In addition to the School of Global Policy and Strategy, graduate students from the Jacobs School of Engineering, Scripps Institution of Oceanography, School of Medicine, and departments of Visual Arts, Communications, Ethnic Studies, Music and more are participating in the program.

“We have seen a real hunger from students to do this interdisciplinary work,” said Wendy Hunter Barker, assistant dean at GPS, who helped launch the program as part of the school’s 30th anniversary. “GPS is well-suited to lead this type of effort with our school’s ethos of breaking the status quo to examine problems from all sides.
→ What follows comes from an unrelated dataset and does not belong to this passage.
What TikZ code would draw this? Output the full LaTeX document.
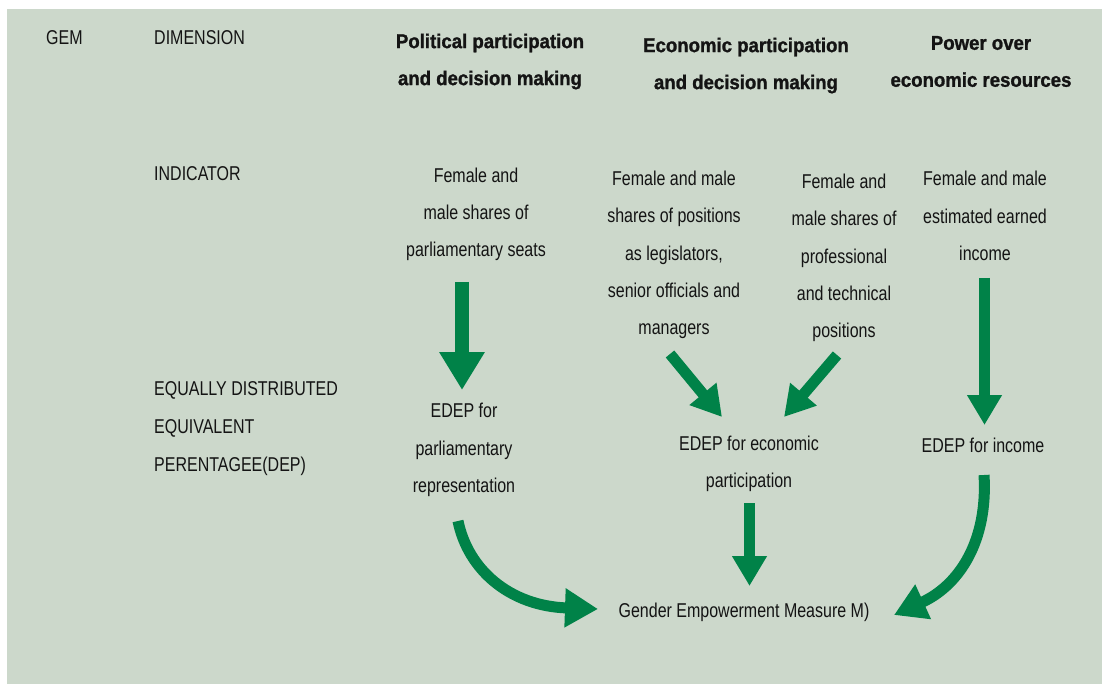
\documentclass[tikz,border=0pt]{standalone}
\usepackage{fontspec}
\setmainfont{Liberation Sans}[FakeStretch=0.8, BoldFeatures={FakeStretch=0.93, FakeBold=1.2}]
\usetikzlibrary{arrows.meta}
\definecolor{panel}{RGB}{204,216,203}
\definecolor{arrowgreen}{RGB}{0,130,72}
\definecolor{ink}{RGB}{20,20,20}
\begin{document}
\begin{tikzpicture}[x=1pt,y=-1pt,
  txt/.style={inner sep=0pt, font=\fontsize{20}{37.3}\selectfont, align=center, text=ink},
  head/.style={txt, font=\fontsize{20}{37}\selectfont\bfseries},
  rowlabel/.style={txt, anchor=west, align=left},
  flow/.style={draw=arrowgreen, line width=11pt, -{Triangle[length=30pt,width=33pt]}},
  ]
% page and panel
\useasboundingbox (0,0) rectangle (1102,684);
\fill[white] (0,0) rectangle (1102,684);
\fill[panel] (7,9) rectangle (1102,684);

% row / column labels
\node[rowlabel] (gem) at (46,38) {GEM};
\node[rowlabel] (dim) at (154,38) {DIMENSION};
\node[rowlabel] (ind) at (154,173.5) {INDICATOR};
\node[rowlabel, font=\fontsize{20}{38}\selectfont] (dep) at (154,428.5) {EQUALLY DISTRIBUTED\\EQUIVALENT\\PERENTAGEE(DEP)};

% dimensions
\node[head] (d1) at (490,61.5) {Political participation\\and decision making};
\node[head] (d2) at (746,65.5) {Economic participation\\and decision making};
\node[head] (d3) at (981,61.5) {Power over\\economic resources};

% indicators
\node[txt] (i1) at (476,214.5) {Female and\\male shares of\\parliamentary seats};
\node[txt] (i2) at (674,255) {Female and male\\shares of positions\\as legislators,\\senior officials and\\managers};
\node[txt] (i3) at (844,258) {Female and\\male shares of\\professional\\and technical\\positions};
\node[txt] (i4) at (985,216) {Female and male\\estimated earned\\income};

% equally distributed equivalent percentages
\node[txt] (e1) at (464,450) {EDEP for\\parliamentary\\representation};
\node[txt] (e2) at (749,464) {EDEP for economic\\participation};
\node[txt] (e3) at (983,445) {EDEP for income};

% index
\node[txt] (gemm) at (744,612) {Gender Empowerment Measure M)};

% arrow end points
\coordinate (a1s) at (462,282);   \coordinate (a1e) at (462,390);
\coordinate (a2s) at (670,354);   \coordinate (a2e) at (722,417);
\coordinate (a3s) at (837,355);   \coordinate (a3e) at (784,417);
\coordinate (a4s) at (749.5,503); \coordinate (a4e) at (749.5,586);
\coordinate (a5s) at (984.5,278); \coordinate (a5e) at (984.5,425);
\coordinate (c1s) at (458,521);   \coordinate (c1e) at (598,609);
\coordinate (c2s) at (984,475);   \coordinate (c2e) at (894,615);

% arrows
\draw[flow, line width=14pt, -{Triangle[length=38pt,width=43pt]}] (a1s) -- (a1e);
\draw[flow] (a2s) -- (a2e);
\draw[flow] (a3s) -- (a3e);
\draw[flow] (a4s) -- (a4e);
\draw[flow] (a5s) -- (a5e);
\draw[flow, -{Triangle[length=33pt,width=37pt]}]
  (c1s) .. controls (468,570) and (510,606) .. (c1e);
\draw[flow, -{Triangle[length=32pt,width=36pt]}]
  (c2s) .. controls (988,540) and (960,585) .. (c2e);
\end{tikzpicture}
\end{document}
This is why our faculty come from a range of disciplines in the social sciences, physical sciences, neurosciences, engineering and more.”

One of the strengths of the programs is that it is truly interdisciplinary, according to Coleman.

“Breaking interdisciplinary boundaries is hard to do,” he said. “But worldbuilding is not possible without it.”

The final projects due in spring can take whichever medium the team deems best to convey its intervention into the future. Some teams may choose to write a policy paper about this prospective world; others may want to create a film following a character or create a podcast of a news program set in the year 2049.

Teams will compete for highly coveted prizes, which will be announced in winter quarter. The next public San Diego 2049 event will take place in January, in which the program will host a talk by alumna Rose Eveleth, host of the podcast “Flash Forward,” which tackles a possible (or not so possible) future scenario each week.